─── Dataset extract

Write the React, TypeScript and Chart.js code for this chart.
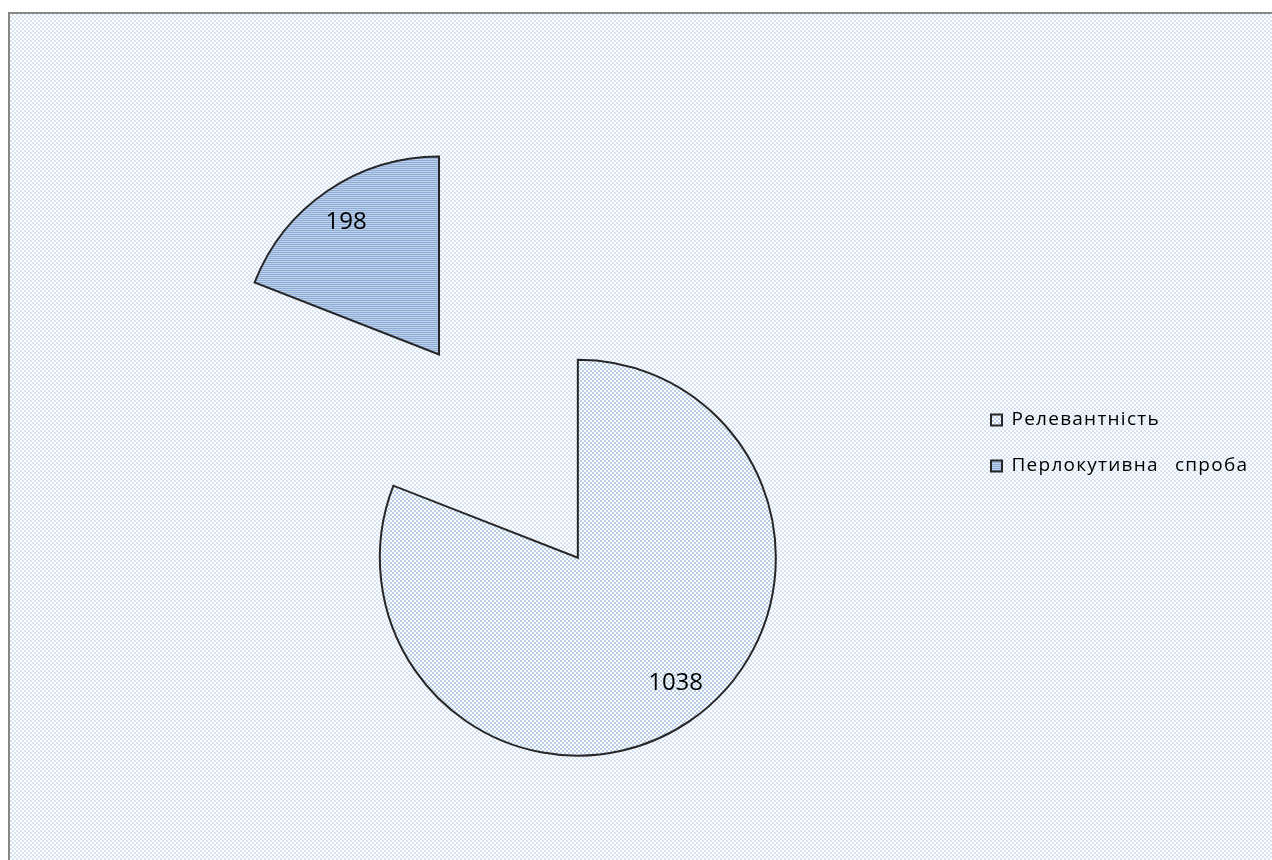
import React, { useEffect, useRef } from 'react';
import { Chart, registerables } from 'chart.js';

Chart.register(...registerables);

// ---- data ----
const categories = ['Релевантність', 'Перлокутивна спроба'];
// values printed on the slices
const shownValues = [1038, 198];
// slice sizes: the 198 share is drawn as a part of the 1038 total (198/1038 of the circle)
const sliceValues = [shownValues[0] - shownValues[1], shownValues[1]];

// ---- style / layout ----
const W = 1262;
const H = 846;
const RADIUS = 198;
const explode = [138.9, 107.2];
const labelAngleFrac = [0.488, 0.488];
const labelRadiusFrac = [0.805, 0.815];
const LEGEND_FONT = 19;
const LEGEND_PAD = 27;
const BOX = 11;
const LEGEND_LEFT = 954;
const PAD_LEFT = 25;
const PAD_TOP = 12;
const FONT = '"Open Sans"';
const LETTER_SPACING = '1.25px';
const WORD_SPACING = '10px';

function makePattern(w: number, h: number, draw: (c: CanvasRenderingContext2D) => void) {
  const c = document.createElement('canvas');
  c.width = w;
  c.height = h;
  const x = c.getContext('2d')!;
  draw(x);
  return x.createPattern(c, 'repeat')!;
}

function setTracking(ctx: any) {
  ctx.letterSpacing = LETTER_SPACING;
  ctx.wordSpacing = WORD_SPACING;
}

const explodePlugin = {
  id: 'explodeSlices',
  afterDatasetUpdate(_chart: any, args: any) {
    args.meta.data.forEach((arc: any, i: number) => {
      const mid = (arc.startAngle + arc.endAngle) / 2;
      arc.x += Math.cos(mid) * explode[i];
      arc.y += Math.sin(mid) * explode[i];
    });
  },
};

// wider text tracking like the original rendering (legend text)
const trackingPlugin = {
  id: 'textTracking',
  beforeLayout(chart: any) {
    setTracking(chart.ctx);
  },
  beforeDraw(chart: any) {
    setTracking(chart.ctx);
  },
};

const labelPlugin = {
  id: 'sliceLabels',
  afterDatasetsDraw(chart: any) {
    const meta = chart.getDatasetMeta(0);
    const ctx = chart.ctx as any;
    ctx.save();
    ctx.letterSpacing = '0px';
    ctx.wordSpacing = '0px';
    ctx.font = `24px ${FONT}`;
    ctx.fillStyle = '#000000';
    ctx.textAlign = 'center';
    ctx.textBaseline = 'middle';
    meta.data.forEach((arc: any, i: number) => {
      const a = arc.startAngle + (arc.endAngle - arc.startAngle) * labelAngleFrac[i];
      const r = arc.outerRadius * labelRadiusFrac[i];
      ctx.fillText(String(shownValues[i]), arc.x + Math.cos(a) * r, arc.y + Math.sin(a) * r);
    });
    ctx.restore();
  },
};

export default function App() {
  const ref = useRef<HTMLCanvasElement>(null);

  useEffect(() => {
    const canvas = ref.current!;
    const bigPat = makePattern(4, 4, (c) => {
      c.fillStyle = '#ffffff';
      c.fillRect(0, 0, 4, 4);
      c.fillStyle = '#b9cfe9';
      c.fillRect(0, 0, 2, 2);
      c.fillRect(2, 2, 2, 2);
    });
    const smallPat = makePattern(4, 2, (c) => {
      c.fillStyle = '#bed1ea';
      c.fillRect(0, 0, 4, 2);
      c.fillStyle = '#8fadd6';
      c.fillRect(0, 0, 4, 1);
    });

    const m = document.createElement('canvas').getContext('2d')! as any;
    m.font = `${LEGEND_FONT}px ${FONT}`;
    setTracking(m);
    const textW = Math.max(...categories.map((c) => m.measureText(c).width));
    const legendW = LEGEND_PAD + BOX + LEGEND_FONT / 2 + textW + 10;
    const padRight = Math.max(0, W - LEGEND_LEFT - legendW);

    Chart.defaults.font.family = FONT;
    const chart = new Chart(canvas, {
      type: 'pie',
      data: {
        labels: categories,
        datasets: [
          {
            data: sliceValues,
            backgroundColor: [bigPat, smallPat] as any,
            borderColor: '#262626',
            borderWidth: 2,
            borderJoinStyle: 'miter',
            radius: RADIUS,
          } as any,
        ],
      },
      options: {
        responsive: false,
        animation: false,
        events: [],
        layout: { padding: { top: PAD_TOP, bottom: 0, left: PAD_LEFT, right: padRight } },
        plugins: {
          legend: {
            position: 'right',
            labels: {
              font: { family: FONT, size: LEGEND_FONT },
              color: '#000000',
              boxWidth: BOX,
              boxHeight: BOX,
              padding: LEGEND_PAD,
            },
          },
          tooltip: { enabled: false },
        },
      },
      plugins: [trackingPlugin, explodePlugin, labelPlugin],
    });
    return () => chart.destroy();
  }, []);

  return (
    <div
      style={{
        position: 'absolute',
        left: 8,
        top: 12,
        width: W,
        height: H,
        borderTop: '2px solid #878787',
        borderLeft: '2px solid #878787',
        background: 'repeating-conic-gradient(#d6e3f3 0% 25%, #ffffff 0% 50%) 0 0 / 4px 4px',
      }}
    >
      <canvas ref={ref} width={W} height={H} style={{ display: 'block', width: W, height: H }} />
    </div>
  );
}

──────

* Problem to work on
Please repeat exactly the data above from its first line to the line that contains "Chart.register(...registerables);", inclusive, and leave every picture out.

* Task result
Write the React, TypeScript and Chart.js code for this chart.
import React, { useEffect, useRef } from 'react';
import { Chart, registerables } from 'chart.js';

Chart.register(...registerables);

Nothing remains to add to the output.